Spendthrift ways ignored
Despite its many faults, Shooting the Hippo does make two useful points. McQuaig is correct in noting that the debt debate in Canada has recently centred almost exclusively on reducing spending, while relatively little has been put forward about other measures to put our nation’s finances on a healthy footing. Presumably this development is what fosters her belief that the media are part of the conspiracy. But while lamenting this imbalance of argument, her book provides nothing in the way of an alternative blueprint for balancing our nation’s fiscal ship.
McQuaig does an excellent job of showing how the years 1989-92 were marked by conflicting fiscal and monetary policies. While large deficits were run federally and provincially, and taxes (such as the GST) were raised, heating up the economy, on the monetary side the Bank of Canada was trying to cool things down through dramatically raising short-term interest rates ahead of the United States. These conflicting policies, not surprisingly, precipitated a recession. McQuaig would have us believe that this error caused the entire debt burden we now live under.
Somewhere in her analysis, she forgets the spendthrift ways of successive governments from 1975-1989! The lack of fiscal and monetary coordination late in Mulroney’s second term aggravated an already disastrous debt situation. But McQuaig gravitates to this brief period because it serves her assumed thesis, namely, that government spending has nothing to do with our current debt malaise.

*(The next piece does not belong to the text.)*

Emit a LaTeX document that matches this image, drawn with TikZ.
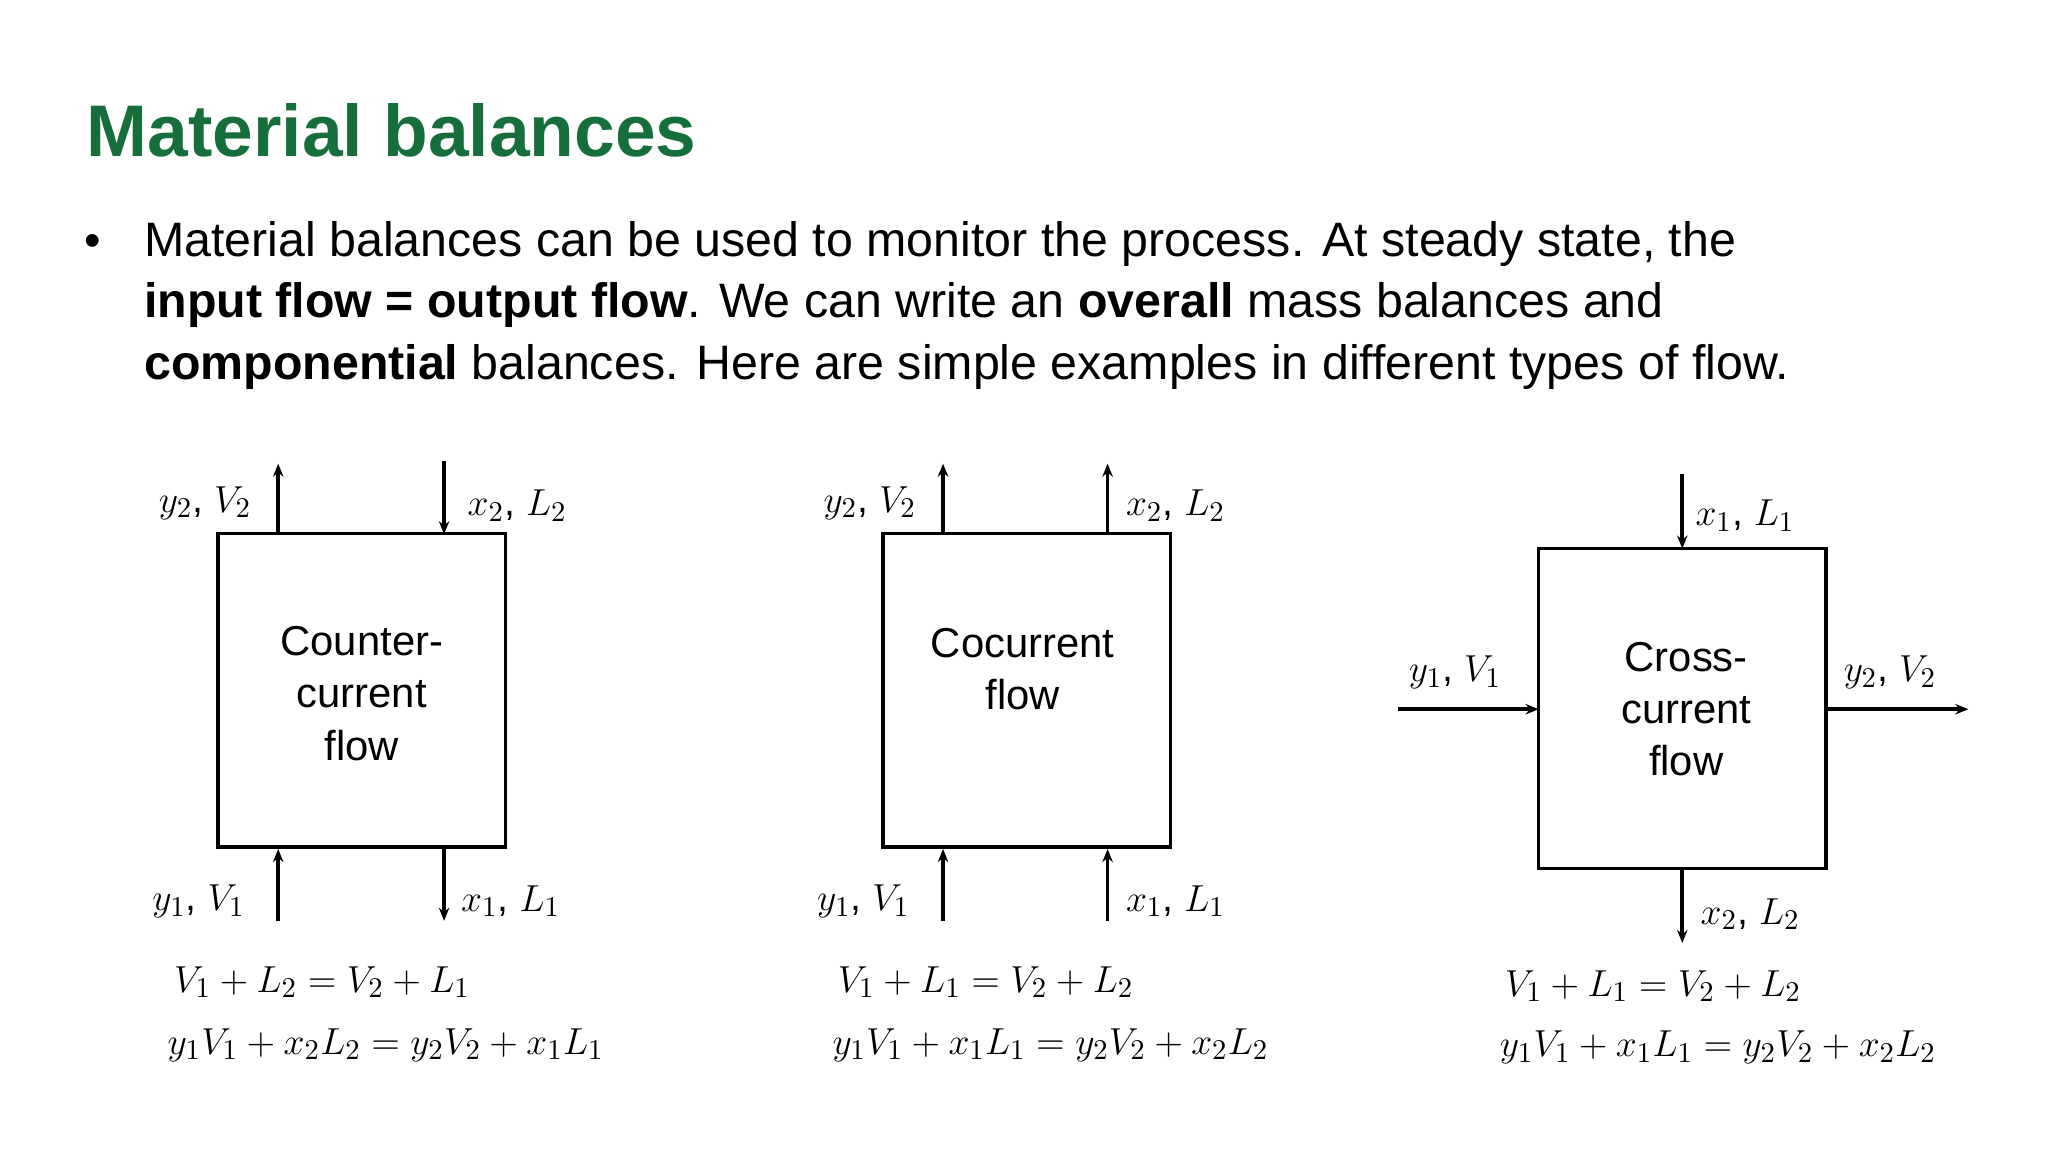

Shooting the Hippo is a disappointing book. Despite its length, it contains a very weak and incomplete critique of the current economic conventional wisdom. Completely lacking is any prescriptive insight, any discussion about the appropriate size and role of the state in the lives of the citizenry. Instead, it eventually grinds to a halt, determined at all cost to maintain the status quo, even if that means asking Canadians to suspend their intelligence long enough to believe that an elite group of financial insiders are running the country from behind closed doors. Who knows, they could be meeting right now?!